§ **RECORDED INFORMATION**
———

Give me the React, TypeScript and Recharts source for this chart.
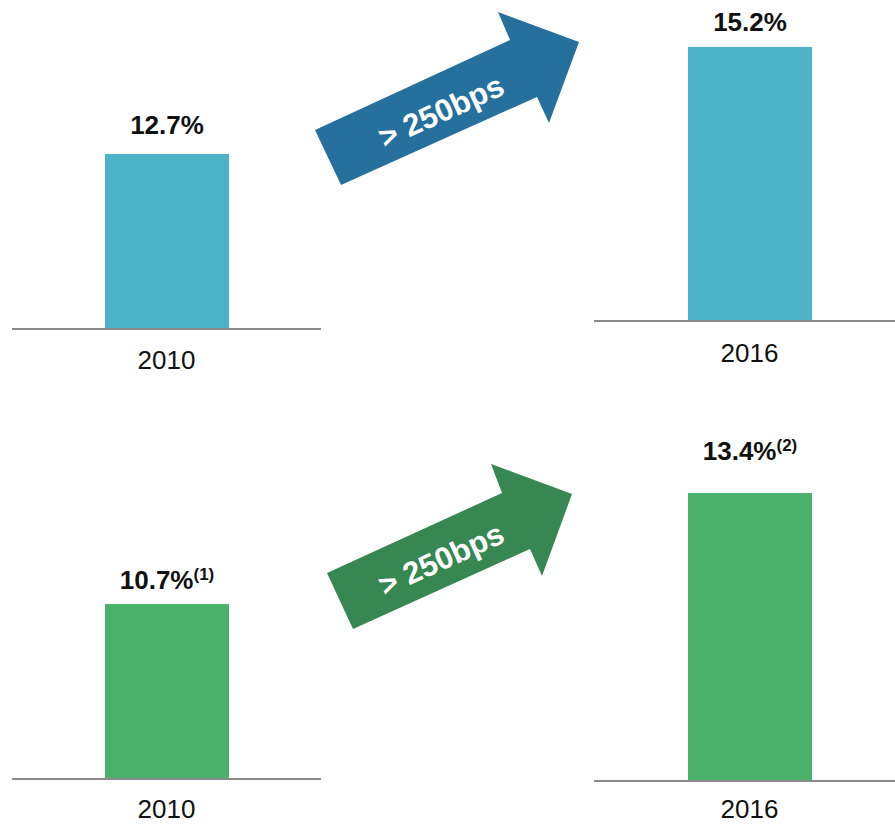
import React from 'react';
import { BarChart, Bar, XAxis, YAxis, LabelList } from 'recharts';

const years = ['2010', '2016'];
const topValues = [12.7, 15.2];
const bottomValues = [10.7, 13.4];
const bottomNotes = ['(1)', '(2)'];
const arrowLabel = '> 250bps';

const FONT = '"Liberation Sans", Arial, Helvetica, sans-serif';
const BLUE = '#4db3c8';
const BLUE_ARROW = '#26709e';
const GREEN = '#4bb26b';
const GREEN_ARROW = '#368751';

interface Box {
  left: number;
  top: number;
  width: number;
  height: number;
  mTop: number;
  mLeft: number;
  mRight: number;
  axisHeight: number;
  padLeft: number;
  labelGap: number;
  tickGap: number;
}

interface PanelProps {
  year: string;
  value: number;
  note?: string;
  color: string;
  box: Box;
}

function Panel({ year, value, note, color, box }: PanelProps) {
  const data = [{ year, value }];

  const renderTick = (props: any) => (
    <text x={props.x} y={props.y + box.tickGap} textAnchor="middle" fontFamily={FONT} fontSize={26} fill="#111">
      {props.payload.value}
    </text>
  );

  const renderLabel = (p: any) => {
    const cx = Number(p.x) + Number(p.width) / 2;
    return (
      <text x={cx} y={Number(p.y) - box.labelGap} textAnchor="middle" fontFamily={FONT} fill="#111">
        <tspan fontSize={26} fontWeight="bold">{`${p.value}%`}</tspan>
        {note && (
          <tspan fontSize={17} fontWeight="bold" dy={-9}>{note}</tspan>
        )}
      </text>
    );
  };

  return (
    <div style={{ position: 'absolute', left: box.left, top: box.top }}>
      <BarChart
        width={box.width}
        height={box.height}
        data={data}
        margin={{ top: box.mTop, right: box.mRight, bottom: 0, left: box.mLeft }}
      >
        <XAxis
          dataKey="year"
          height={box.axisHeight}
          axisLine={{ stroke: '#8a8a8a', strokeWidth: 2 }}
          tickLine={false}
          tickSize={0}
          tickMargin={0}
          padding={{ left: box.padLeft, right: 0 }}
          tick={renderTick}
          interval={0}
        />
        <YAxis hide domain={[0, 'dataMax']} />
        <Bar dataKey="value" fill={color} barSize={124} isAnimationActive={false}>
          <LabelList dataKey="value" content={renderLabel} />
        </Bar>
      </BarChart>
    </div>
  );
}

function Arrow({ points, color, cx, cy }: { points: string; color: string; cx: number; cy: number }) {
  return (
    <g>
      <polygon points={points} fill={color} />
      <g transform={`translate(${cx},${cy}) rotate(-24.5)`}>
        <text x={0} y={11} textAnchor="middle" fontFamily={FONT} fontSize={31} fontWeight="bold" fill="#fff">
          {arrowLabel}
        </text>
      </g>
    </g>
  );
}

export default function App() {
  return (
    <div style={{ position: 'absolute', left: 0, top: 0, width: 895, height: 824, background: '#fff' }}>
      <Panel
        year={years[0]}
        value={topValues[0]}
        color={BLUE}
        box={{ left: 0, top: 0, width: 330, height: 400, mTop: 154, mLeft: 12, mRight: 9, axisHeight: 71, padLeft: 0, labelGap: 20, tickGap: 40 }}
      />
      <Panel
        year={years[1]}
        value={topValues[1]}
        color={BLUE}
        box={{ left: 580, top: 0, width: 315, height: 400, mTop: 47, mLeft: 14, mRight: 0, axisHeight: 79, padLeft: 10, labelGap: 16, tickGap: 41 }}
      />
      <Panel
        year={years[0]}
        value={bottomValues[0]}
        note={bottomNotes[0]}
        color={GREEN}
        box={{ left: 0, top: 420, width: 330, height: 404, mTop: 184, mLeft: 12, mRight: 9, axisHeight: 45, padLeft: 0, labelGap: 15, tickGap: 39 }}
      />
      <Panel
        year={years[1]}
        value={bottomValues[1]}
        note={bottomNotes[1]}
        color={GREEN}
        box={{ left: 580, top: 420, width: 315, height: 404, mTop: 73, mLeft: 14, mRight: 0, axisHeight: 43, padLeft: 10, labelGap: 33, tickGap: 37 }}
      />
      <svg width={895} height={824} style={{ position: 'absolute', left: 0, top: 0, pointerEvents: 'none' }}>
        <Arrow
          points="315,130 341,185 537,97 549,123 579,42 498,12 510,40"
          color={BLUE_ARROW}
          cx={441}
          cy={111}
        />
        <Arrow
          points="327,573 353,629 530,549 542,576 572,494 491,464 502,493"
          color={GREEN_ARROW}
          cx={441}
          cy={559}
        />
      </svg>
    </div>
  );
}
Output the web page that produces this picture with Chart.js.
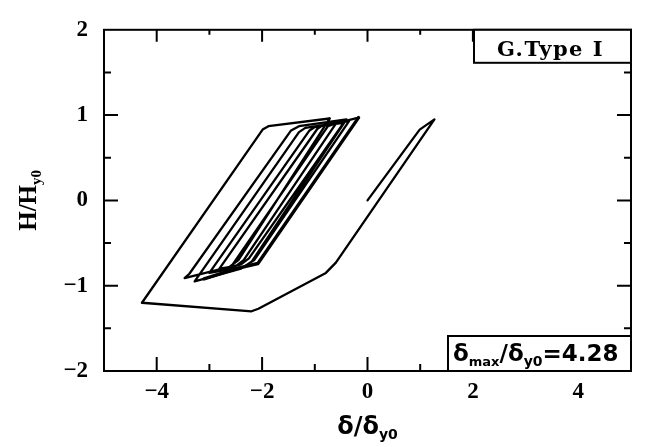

———

§ **EXERCISE REQUIREMENTS**
Reproduce each line from the records that contains the word "React".

§ **ANSWER TO THE PROBLEM**
Give me the React, TypeScript and Recharts source for this chart.
import React from 'react';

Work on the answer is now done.